We needn’t have worried. CSG beat analyst estimates and raised guidance, sending the shares up 3 percent. Even after the move the company is trading at an enterprise value of just 12.5x its trailing free cash flow, a capitalization rate that implies approximately 2 percent annual free cash flowgrowth, which ought to be manageable. In fact, the company is projecting it will grow 25 percent this year (though that is somewhat of an anomaly). The company announced another share buyback, having already reduced the average share count by 2 million shares (four percent) in the last year. These are not just buybacks to replace shares issued to employees on stock option exercise. This is honest-to-goodness reduction in the share count.
So we misread this one.

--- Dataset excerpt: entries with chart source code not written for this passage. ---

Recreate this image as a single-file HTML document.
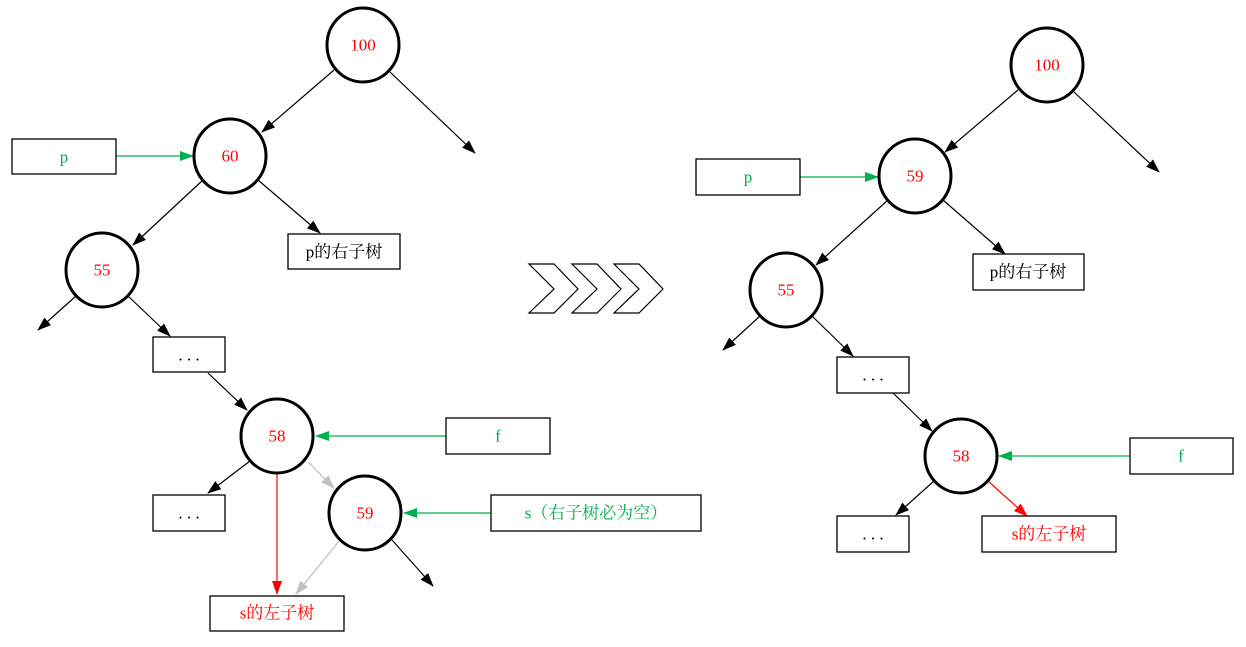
<!DOCTYPE html>
<html><head><meta charset="utf-8"><style>
html,body{margin:0;padding:0;background:#fff;}
text{font-family:"Liberation Serif","Noto Serif CJK SC",serif;font-size:17px;text-anchor:middle;dominant-baseline:central;}
</style></head><body>
<svg width="1246" height="642" viewBox="0 0 1246 642" xmlns="http://www.w3.org/2000/svg">
<defs>
<marker id="ak" markerWidth="14" markerHeight="10" refX="13" refY="5" orient="auto" markerUnits="userSpaceOnUse"><path d="M0,0 L14,5 L0,10z" fill="#000"/></marker>
<marker id="ag" markerWidth="14" markerHeight="10" refX="13" refY="5" orient="auto" markerUnits="userSpaceOnUse"><path d="M0,0 L14,5 L0,10z" fill="#00b050"/></marker>
<marker id="ar" markerWidth="14" markerHeight="10" refX="13" refY="5" orient="auto" markerUnits="userSpaceOnUse"><path d="M0,0 L14,5 L0,10z" fill="#f00"/></marker>
<marker id="ay" markerWidth="14" markerHeight="10" refX="13" refY="5" orient="auto" markerUnits="userSpaceOnUse"><path d="M0,0 L14,5 L0,10z" fill="#c0c0c0"/></marker>
</defs>
<g stroke-width="1.2" fill="none">
<!-- left tree -->
<line x1="390" y1="72" x2="475" y2="153" stroke="#000" marker-end="url(#ak)"/>
<line x1="334" y1="70" x2="262" y2="132" stroke="#000" marker-end="url(#ak)"/>
<line x1="258" y1="180" x2="320" y2="233" stroke="#000" marker-end="url(#ak)"/>
<line x1="203" y1="180" x2="133" y2="245" stroke="#000" marker-end="url(#ak)"/>
<line x1="76" y1="296" x2="38" y2="330" stroke="#000" marker-end="url(#ak)"/>
<line x1="128" y1="296" x2="170" y2="336" stroke="#000" marker-end="url(#ak)"/>
<line x1="208" y1="373" x2="247" y2="410" stroke="#000" marker-end="url(#ak)"/>
<line x1="250" y1="461" x2="208" y2="493" stroke="#000" marker-end="url(#ak)"/>
<line x1="308" y1="462" x2="334" y2="488" stroke="#c0c0c0" marker-end="url(#ay)"/>
<line x1="277" y1="473" x2="277" y2="594" stroke="#f00" marker-end="url(#ar)"/>
<line x1="340" y1="540" x2="296" y2="594" stroke="#c0c0c0" marker-end="url(#ay)"/>
<line x1="392" y1="540" x2="433" y2="586" stroke="#000" marker-end="url(#ak)"/>
<line x1="446" y1="436" x2="316" y2="436" stroke="#00b050" marker-end="url(#ag)"/>
<line x1="491" y1="513" x2="404" y2="513" stroke="#00b050" marker-end="url(#ag)"/>
<line x1="116" y1="156" x2="193" y2="156" stroke="#00b050" marker-end="url(#ag)"/>
<!-- right tree -->
<line x1="1074" y1="92" x2="1159" y2="172" stroke="#000" marker-end="url(#ak)"/>
<line x1="1018" y1="90" x2="945" y2="152" stroke="#000" marker-end="url(#ak)"/>
<line x1="943" y1="200" x2="1005" y2="254" stroke="#000" marker-end="url(#ak)"/>
<line x1="888" y1="200" x2="816" y2="265" stroke="#000" marker-end="url(#ak)"/>
<line x1="760" y1="316" x2="723" y2="350" stroke="#000" marker-end="url(#ak)"/>
<line x1="812" y1="316" x2="853" y2="356" stroke="#000" marker-end="url(#ak)"/>
<line x1="893" y1="393" x2="932" y2="431" stroke="#000" marker-end="url(#ak)"/>
<line x1="934" y1="481" x2="896" y2="515" stroke="#000" marker-end="url(#ak)"/>
<line x1="988" y1="481" x2="1027" y2="516" stroke="#f00" marker-end="url(#ar)"/>
<line x1="1130" y1="456" x2="999" y2="456" stroke="#00b050" marker-end="url(#ag)"/>
<line x1="800" y1="177" x2="878" y2="177" stroke="#00b050" marker-end="url(#ag)"/>
</g>
<g fill="#fff" stroke="#000" stroke-width="3">
<ellipse cx="363" cy="45" rx="36" ry="37"/>
<ellipse cx="230" cy="156" rx="36" ry="37"/>
<ellipse cx="102" cy="270" rx="36" ry="37"/>
<ellipse cx="277" cy="436" rx="36" ry="37"/>
<ellipse cx="365" cy="513" rx="36" ry="37"/>
<ellipse cx="1047" cy="65" rx="36" ry="37"/>
<ellipse cx="915" cy="176" rx="36" ry="37"/>
<ellipse cx="786" cy="290" rx="36" ry="37"/>
<ellipse cx="961" cy="456" rx="36" ry="37"/>
</g>
<g fill="#fff" stroke="#000" stroke-width="1.3">
<rect x="12" y="139" width="104" height="35"/>
<rect x="288" y="234" width="112" height="35"/>
<rect x="153" y="337" width="72" height="35"/>
<rect x="446" y="418" width="104" height="36"/>
<rect x="153" y="495" width="72" height="36"/>
<rect x="491" y="495" width="210" height="36"/>
<rect x="210" y="596" width="134" height="35"/>
<rect x="696" y="159" width="104" height="36"/>
<rect x="973" y="254" width="111" height="36"/>
<rect x="837" y="357" width="72" height="36"/>
<rect x="1130" y="438" width="103" height="36"/>
<rect x="837" y="516" width="72" height="36"/>
<rect x="982" y="516" width="134" height="36"/>
</g>
<g fill="#fff" stroke="#000" stroke-width="1.2">
<path d="M529,264 L554,264 L578,289 L554,313 L529,313 L554,289z"/>
<path d="M572,264 L597,264 L621,289 L597,313 L572,313 L597,289z"/>
<path d="M614,264 L639,264 L663,289 L639,313 L614,313 L639,289z"/>
</g>
<g fill="#f00">
<text x="363" y="45">100</text><text x="230" y="156">60</text><text x="102" y="270">55</text>
<text x="277" y="436">58</text><text x="365" y="513">59</text>
<text x="1047" y="65">100</text><text x="915" y="176">59</text><text x="786" y="290">55</text><text x="961" y="456">58</text>
<text x="277" y="613">s的左子树</text><text x="1049" y="534">s的左子树</text>
</g>
<g fill="#00b050">
<text x="64" y="157">p</text><text x="498" y="436">f</text><text x="596" y="513">s（右子树必为空）</text>
<text x="748" y="177">p</text><text x="1181" y="456">f</text>
</g>
<g fill="#000">
<text x="344" y="252">p的右子树</text><text x="189" y="355">. . .</text><text x="189" y="513">. . .</text>
<text x="1028" y="272">p的右子树</text><text x="873" y="375">. . .</text><text x="873" y="534">. . .</text>
</g>
</svg>
</body></html>
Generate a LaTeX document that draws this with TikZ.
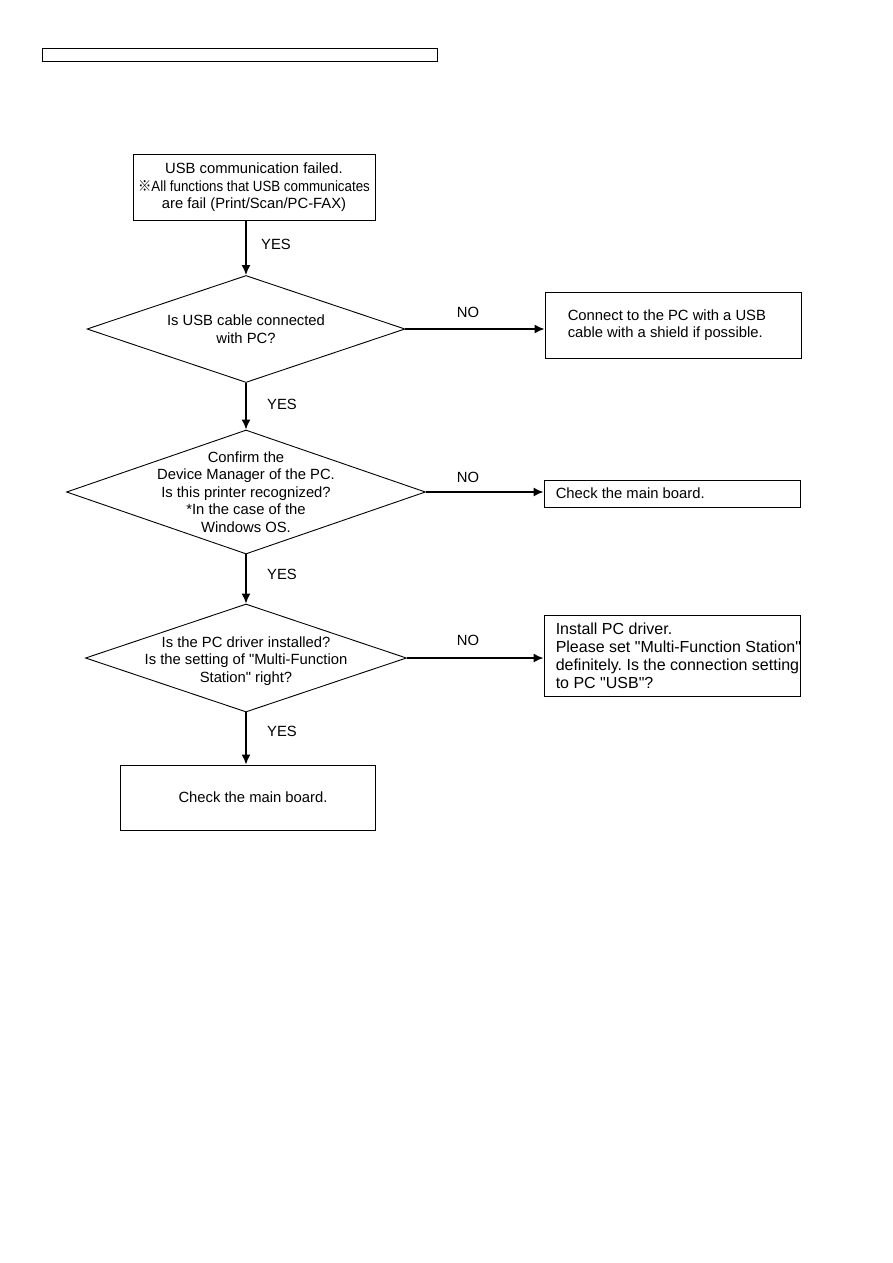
\documentclass[tikz,border=0pt]{standalone}
\usepackage{fontspec}
\setmainfont{Liberation Sans}
\newfontfamily\cjkfont{Noto Sans CJK JP}
\usetikzlibrary{shapes.geometric,arrows.meta,positioning}
\frenchspacing
\newcommand{\fcFont}{\fontsize{14.8}{17.6}\selectfont}
\newcommand{\fcBigFont}{\fontsize{16}{18}\selectfont}
\newcommand{\qt}{\textquotedbl}
\tikzset{
    fcBox/.style={
        rectangle,
        draw,
        line width=0.9pt,
        inner sep=0pt,
        font=\fcFont,
        align=center
    },
    fcDecision/.style={
        diamond,
        draw,
        line width=0.9pt,
        inner sep=0pt
    },
    fcText/.style={font=\fcFont, align=center, inner sep=0pt},
    % Arrows and labels
    fcArrow/.style={-{Latex[length=10pt,width=9pt]}, line width=1.6pt},
    fcLabel/.style={font=\fcFont, inner sep=0pt}
}

\begin{document}
\begin{tikzpicture}[x=1pt, y=-1pt]
    \useasboundingbox (0,0) rectangle (893,1263);
    \node[fcBox, line width=1.2pt, minimum width=395, minimum height=13, anchor=north west] (header) at (42,48) {};

    % main column
    \node[fcBox, minimum width=242, minimum height=66] (usbFail) at (254,187.5)
        {USB communication failed.\\\scalebox{0.9}[1]{{\cjkfont ※}All functions that USB communicates}\\are fail (Print/Scan/PC-FAX)};
    \node[fcDecision, minimum width=318, minimum height=107] (usbCable) at (246,329) {};
    \node[fcText] (usbCableTxt) at (usbCable) {Is USB cable connected\\with PC?};
    \node[fcDecision, minimum width=359, minimum height=124] (devMgr) at (246,492) {};
    \node[fcText] (devMgrTxt) at (devMgr) {Confirm the\\Device Manager of the PC.\\Is this printer recognized?\\*In the case of the\\Windows OS.};
    \node[fcDecision, minimum width=321, minimum height=108] (drvCheck) at (246,658) {};
    \node[fcText] (drvCheckTxt) at ([yshift=-3]drvCheck.center) {Is the PC driver installed?\\Is the setting of \qt Multi-Function\\Station\qt{} right?};
    \node[fcBox, minimum width=255, minimum height=65] (boardEnd) at (247.5,797.5) {\hspace*{11pt}Check the main board.};

    % right column
    \node[fcBox, minimum width=256, minimum height=66] (connectPC) at (673,325) {};
    \node[fcText, align=left, anchor=west] (connectPCTxt) at ([xshift=23]connectPC.west) {Connect to the PC with a USB\\cable with a shield if possible.};
    \node[fcBox, minimum width=256, minimum height=27] (checkBoard) at (672,493.5) {};
    \node[fcText, anchor=west] (checkBoardTxt) at ([xshift=12]checkBoard.west) {Check the main board.};
    \node[fcBox, minimum width=256, minimum height=81] (installDrv) at (672,655.5) {};
    \node[fcText, font=\fcBigFont, align=left, anchor=west] (installDrvTxt) at ([xshift=12]installDrv.west)
        {Install PC driver.\\Please set \qt Multi-Function Station\qt\\definitely. Is the connection setting\\to PC \qt USB\qt?};

    \draw[fcArrow] (usbFail.south -| usbCable.north) -- (usbCable.north);
    \draw[fcArrow] (usbCable.south) -- (devMgr.north);
    \draw[fcArrow] (devMgr.south) -- (drvCheck.north);
    \draw[fcArrow] (drvCheck.south) -- (drvCheck.south |- boardEnd.north);
    \draw[fcArrow] (usbCable.east) -- (usbCable.east -| connectPC.west);
    \draw[fcArrow] (devMgr.east) -- (devMgr.east -| checkBoard.west);
    \draw[fcArrow] (drvCheck.east) -- (drvCheck.east -| installDrv.west);

    \foreach \name/\x/\y/\txt in {yesA/276/244/YES, yesB/282/404/YES, yesC/282/574/YES, yesD/282/731/YES,
        noA/468/312/NO, noB/468/477/NO, noC/468/640/NO}
        \node[fcLabel] (\name) at (\x,\y) {\txt};
\end{tikzpicture}
\end{document}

To be fair, it isn’t like we were pounding the table to sell. We closed out our argument with these words:
Now, before you pull out your order book consider a few points. First, really bad news like losing a top five customer would probably have been announced already due to the Sarbanes Oxley rules. Second, the stock is already pretty reasonably valued on an enterprise value to free cash flow basis. Third, the nature of the companies business results in earnings and cash flows that are quite stable. Of course, that overall stability sometimes results in market overreactions to small misses.
In the end, we may be reading too much into two stories that just coincidentally came out this week. But they caught our attention, and we figured we would bring them to yours.
But let’s not whitewash it. The jist of the piece was clearly negative and clearly wrong, and we want to own up to those just as we crow about our successful calls.